W kinach Państwa Środka rządzą nadal premiery z Chińskiego Nowego Roku: The Wandering Earth II ($24,7 mln / $537,7 mln) oraz Full River Red ($19,2 mln / $623,8 mln). W TOP10 minionego weekendu na rynku zewnętrznym znalazło się jeszcze miejsce dla dwóch innych chińskich filmów, a także indyjskiego mega-hitu Pathaan, który dobił do $100 mln poza Ameryką. Dziesiątkę zamyka Asterix & Obelix: The Middle Kingdom. Podany wynik dotyczy jednak tylko Francji, więc faktyczne zarobki są zapewne wyższe. W miniony weekend tytuł ten trafił także do polskich kin.

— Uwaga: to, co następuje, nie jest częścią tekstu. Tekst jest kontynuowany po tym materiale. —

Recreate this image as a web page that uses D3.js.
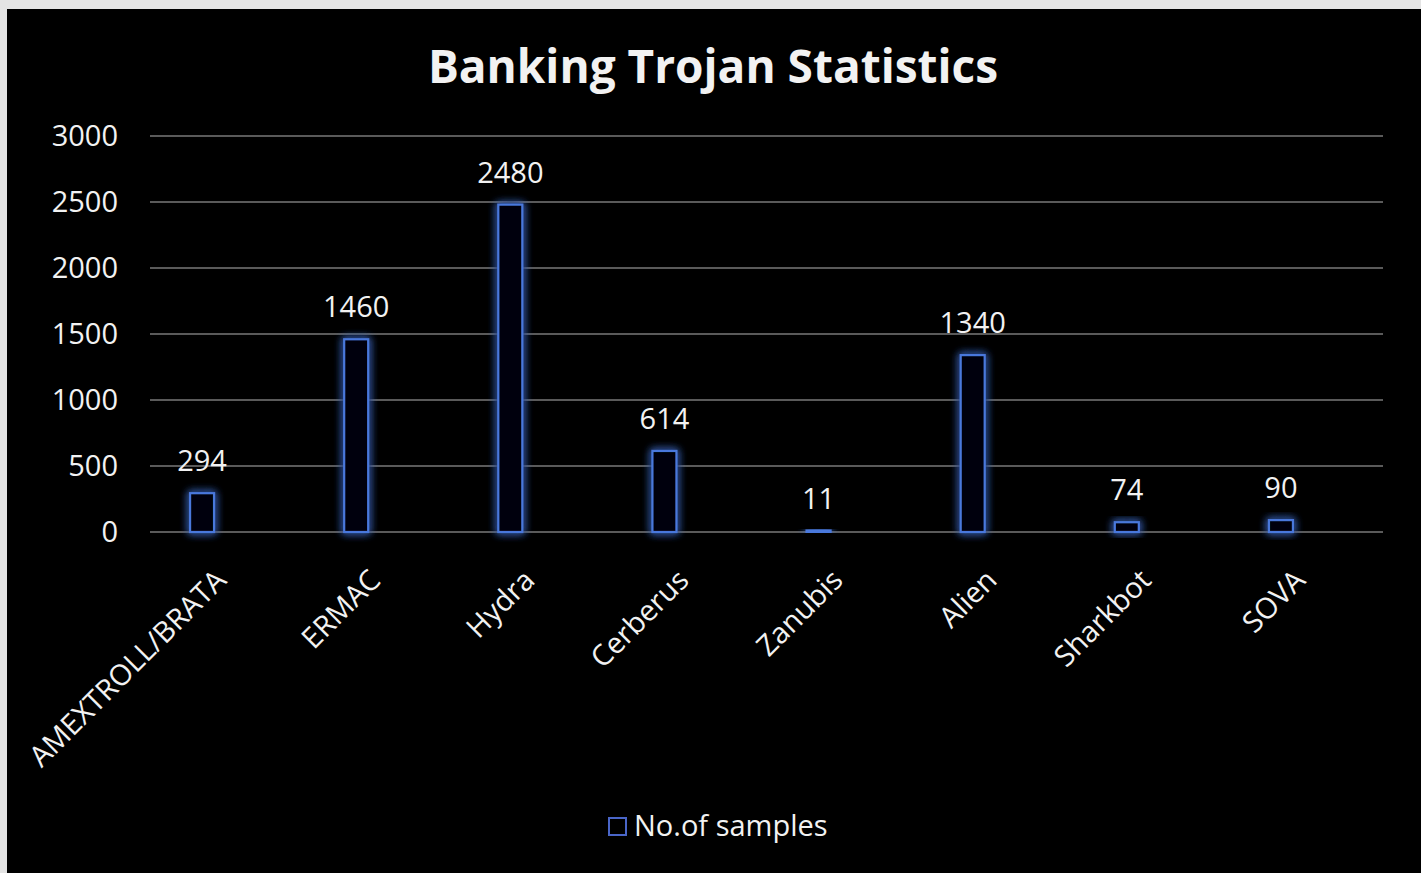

Tymczasem nadal mocno w światowych kinach trzyma się Puss in Boots: The Last Wish, który zbliża się do pułapu $400 mln. Po premierowym weekendzie mało kto spodziewał się aż tak dobrego rezultatu. Globalne przychody tego filmu wzrosły podczas minionego weekendu o ponad $17,5 mln (do $393,7 mln), z czego $12,1 mln pochodziło z rynku zewnętrznego, gdzie najlepsze wyniki zostały d tej pory odnotowane w Meksyku ($23,5 mln), we Francji ($20,1 mln), w Niemczech ($16,1 mln), Brazylii ($14,8 mln) oraz Australii ($14 mln). Po drugim weekendzie wyświetlania w Wielkiej Brytanii na koncie animacji DreamWorks znajduje się $11 mln.